Democrats have accused Republicans of declaring a “war on women,” while Mr Romney’s campaign has slammed Mr Obama’s policies for weakening the economy and hurting women in the work force.
During the taping, host Elisabeth Hasselbeck, a vocal Republican supporter, asked if the Obama administration had failed the middle class.
“Everything that we’ve done has been designed to deal with not only the immediate crisis, but make sure that the middle class, which had been struggling for a decade before that, is feeling more secure,” Obama said. “The problems that were created aren’t going to be solved overnight.”

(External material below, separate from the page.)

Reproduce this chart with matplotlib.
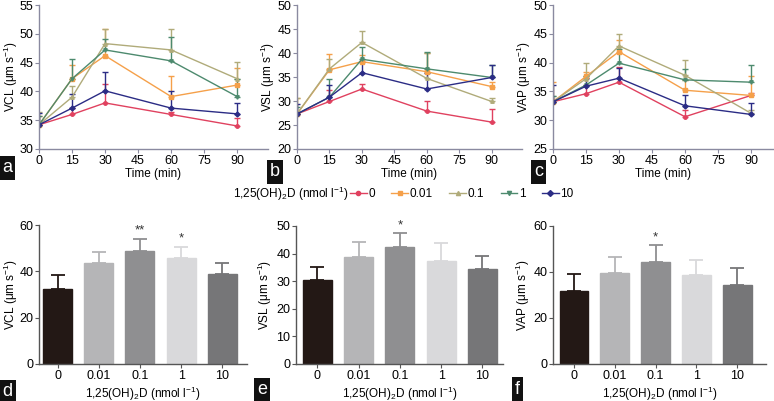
import numpy as np
import matplotlib
matplotlib.use("Agg")
import matplotlib.pyplot as plt

# ============================================================
# DATA
# ============================================================

TIME = [0, 15, 30, 60, 90]
DOSES = ["0", "0.01", "0.1", "1", "10"]

# time course means and upper error (SEM), one list per dose
VCL_MEAN = {
    "0":    [34.2, 36.0, 38.0, 36.0, 34.0],
    "0.01": [34.2, 42.2, 46.2, 39.1, 41.1],
    "0.1":  [34.2, 39.0, 48.3, 47.2, 42.2],
    "1":    [34.2, 42.2, 47.2, 45.3, 39.1],
    "10":   [34.2, 37.1, 40.1, 37.1, 36.1],
}
VCL_ERR = {
    "0":    [0.5, 1.2, 3.2, 0.5, 1.4],
    "0.01": [1.5, 2.4, 4.6, 3.6, 3.0],
    "0.1":  [2.3, 1.9, 2.5, 3.7, 2.9],
    "1":    [1.5, 3.5, 1.9, 4.1, 3.1],
    "10":   [2.0, 2.4, 3.3, 2.9, 1.8],
}

VSL_MEAN = {
    "0":    [27.3, 29.9, 32.5, 27.9, 25.6],
    "0.01": [27.3, 36.5, 38.2, 36.1, 33.0],
    "0.1":  [27.3, 36.7, 42.2, 34.7, 29.9],
    "1":    [27.3, 30.8, 38.7, 36.7, 34.9],
    "10":   [27.3, 30.8, 35.9, 32.5, 34.9],
}
VSL_ERR = {
    "0":    [0.5, 2.4, 1.0, 2.0, 2.7],
    "0.01": [3.4, 3.3, 1.4, 3.8, 1.0],
    "0.1":  [3.4, 2.0, 2.4, 5.4, 0.8],
    "1":    [1.5, 3.8, 2.6, 3.6, 2.5],
    "10":   [2.0, 2.5, 2.2, 3.4, 2.5],
}

VAP_MEAN = {
    "0":    [33.2, 34.6, 36.6, 30.6, 34.3],
    "0.01": [33.2, 37.6, 41.9, 35.2, 34.3],
    "0.1":  [33.2, 37.2, 42.9, 37.8, 31.2],
    "1":    [33.2, 36.1, 39.9, 37.0, 36.6],
    "10":   [33.2, 35.9, 37.3, 32.5, 31.0],
}
VAP_ERR = {
    "0":    [0.5, 1.5, 2.7, 1.2, 0.5],
    "0.01": [3.4, 0.7, 2.0, 1.8, 3.3],
    "0.1":  [1.0, 2.7, 2.1, 2.7, 0.5],
    "1":    [1.0, 1.5, 2.5, 1.9, 2.9],
    "10":   [2.9, 1.4, 1.8, 1.9, 1.9],
}

# bar panels (overall means)
BAR_VCL = [32.4, 43.7, 48.9, 45.6, 38.7]
BAR_VCL_ERR = [6.0, 4.8, 5.1, 5.0, 4.8]
BAR_VSL = [30.4, 38.6, 42.3, 37.4, 34.5]
BAR_VSL_ERR = [4.6, 5.6, 5.0, 6.3, 4.5]
BAR_VAP = [31.9, 39.7, 44.5, 38.6, 34.2]
BAR_VAP_ERR = [7.2, 6.8, 7.1, 6.8, 7.4]

STARS_VCL = ["", "", "**", "*", ""]
STARS_VSL = ["", "", "*", "", ""]
STARS_VAP = ["", "", "*", "", ""]

# ============================================================
# STYLE
# ============================================================

plt.rcParams["font.family"] = ["Liberation Sans", "DejaVu Sans"]
plt.rcParams["mathtext.default"] = "regular"
plt.rcParams["font.size"] = 9.5

LABEL_SIZE = 8.5
TICK_SIZE = 9

LINE_COLORS = {
    "0": "#e0415f",
    "0.01": "#f5a04a",
    "0.1": "#b0ab7a",
    "1": "#4d8a6e",
    "10": "#2b2c85",
}
MARKERS = {"0": "o", "0.01": "s", "0.1": "^", "1": "v", "10": "D"}
BAR_COLORS = ["#231815", "#b5b5b7", "#8f8f91", "#d9d9db", "#767678"]

TOP_SPINE = "#8a8aa0"
BOT_SPINE = "#555555"

UNIT = "(μm s$^{-1}$)"
DOSE_LABEL = "1,25(OH)$_2$D (nmol l$^{-1}$)"

W, H = 774, 401
fig = plt.figure(figsize=(W / 100, H / 100), dpi=100)


def px_axes(left, right, top, bottom):
    return fig.add_axes([left / W, (H - bottom) / H, (right - left) / W, (bottom - top) / H])


def style_axes(ax, color, ylab_px):
    ax.spines["top"].set_visible(False)
    ax.spines["right"].set_visible(False)
    for s in ("left", "bottom"):
        ax.spines[s].set_color(color)
        ax.spines[s].set_linewidth(1.0)
    ax.tick_params(direction="out", length=3, width=0.8, color=color,
                   labelsize=TICK_SIZE, pad=1)
    # place the y label centre a fixed number of pixels left of the axis
    width_px = ax.get_position().width * W
    ax.yaxis.set_label_coords(-ylab_px / width_px, 0.5)
    ax.yaxis.label.set_va("center")


def line_panel(ax, means, errs, ylim, name, xmax, ylab_px):
    for d in DOSES:
        m = np.array(means[d])
        e = np.array(errs[d])
        ax.errorbar(TIME, m, yerr=[np.zeros_like(e), e], color=LINE_COLORS[d],
                    marker=MARKERS[d], markersize=2.5, linewidth=1.0,
                    elinewidth=1.0, capsize=2, capthick=1.0)
    ax.set_xlim(0, xmax)
    ax.set_ylim(*ylim)
    ax.set_xticks([0, 15, 30, 45, 60, 75, 90])
    ax.set_yticks(np.arange(ylim[0], ylim[1] + 1, 5))
    ax.set_xlabel("Time (min)", labelpad=1, fontsize=LABEL_SIZE)
    ax.set_ylabel(f"{name} {UNIT}", fontsize=LABEL_SIZE)
    style_axes(ax, TOP_SPINE, ylab_px)


def bar_panel(ax, vals, errs, stars, ymax, step, name, xlim, ylab_px):
    x = np.arange(len(DOSES))
    ax.bar(x, vals, width=0.7, color=BAR_COLORS, edgecolor=BAR_COLORS, zorder=2)
    for i in range(len(x)):
        ax.errorbar(x[i], vals[i], yerr=[[0], [errs[i]]], color=BAR_COLORS[i],
                    elinewidth=1.3, capsize=5, capthick=1.3, zorder=1)
        if stars[i]:
            ax.text(x[i], vals[i] + errs[i] + ymax * 0.015, stars[i],
                    ha="center", va="bottom", fontsize=9.5, color="#333333")
    ax.set_xlim(*xlim)
    ax.set_ylim(0, ymax)
    ax.set_xticks(x)
    ax.set_xticklabels(DOSES)
    ax.set_yticks(np.arange(0, ymax + 1, step))
    ax.set_xlabel(DOSE_LABEL, labelpad=2, fontsize=LABEL_SIZE)
    ax.set_ylabel(f"{name} {UNIT}", fontsize=LABEL_SIZE)
    style_axes(ax, BOT_SPINE, ylab_px)


# ============================================================
# TOP ROW: time course
# ============================================================

ax_a = px_axes(39, 268, 5, 149)
line_panel(ax_a, VCL_MEAN, VCL_ERR, (30, 55), "VCL", 104, 28)

ax_b = px_axes(297, 522, 5, 149)
line_panel(ax_b, VSL_MEAN, VSL_ERR, (20, 50), "VSL", 104, 29)

ax_c = px_axes(553, 773, 5, 149)
line_panel(ax_c, VAP_MEAN, VAP_ERR, (25, 50), "VAP", 100, 29)

# ============================================================
# LEGEND ROW
# ============================================================

handles = [
    plt.Line2D([], [], color=LINE_COLORS[d], marker=MARKERS[d], markersize=3, linewidth=1.0)
    for d in DOSES
]
fig.text(233 / W, 1 - 194 / H, DOSE_LABEL, ha="left", va="center", fontsize=LABEL_SIZE)
fig.legend(handles, DOSES, loc="center left", bbox_to_anchor=(350 / W, 1 - 194 / H),
           ncol=5, frameon=False, fontsize=LABEL_SIZE, handlelength=1.4,
           handletextpad=0.15, columnspacing=1.4, borderaxespad=0, borderpad=0)

# ============================================================
# BOTTOM ROW: bars
# ============================================================

ax_d = px_axes(39, 247, 225, 364)
bar_panel(ax_d, BAR_VCL, BAR_VCL_ERR, STARS_VCL, 60, 20, "VCL", (-0.45, 4.6), 28)

ax_e = px_axes(296, 503, 226, 364)
bar_panel(ax_e, BAR_VSL, BAR_VSL_ERR, STARS_VSL, 50, 10, "VSL", (-0.52, 4.5), 31)

ax_f = px_axes(553, 766, 226, 364)
bar_panel(ax_f, BAR_VAP, BAR_VAP_ERR, STARS_VAP, 60, 20, "VAP", (-0.51, 4.7), 30)

# ============================================================
# PANEL LETTERS
# ============================================================

LETTERS = [("a", 2, 168), ("b", 270, 172), ("c", 534, 172),
           ("d", 2, 392), ("e", 257, 390), ("f", 515, 389)]
for letter, lx, ly in LETTERS:
    fig.text(lx / W, 1 - ly / H, letter, color="white", fontsize=13,
             ha="left", va="center",
             bbox=dict(facecolor="#111111", edgecolor="none", pad=2.5))

fig.savefig("out.png", dpi=100)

Hasselbeck also pressed Mr Obama about his previous comments that he cannot end Washington gridlock just from the inside, telling him: “You are Washington, you’re about as inside as it gets.”
“The idea is that you can’t change Washington just from the inside, you’ve got to mobilise the American people. When the American people are engaged and involved, then change always happens,” Mr Obama replied.
“We can’t play just an inside game where special interests and lobbyists and big money and folks writin’ big checks, they’re the only ones who have influence.”
Mr Romney’s wife Ann will also make a stab at winning over television viewers chatting with comedian Jay Leno on “The Tonight Show” in her first late-night interview on Tuesday, according to the NBC network.
Ann Romney will give her thoughts on family life and the coming election, the network said in a statement.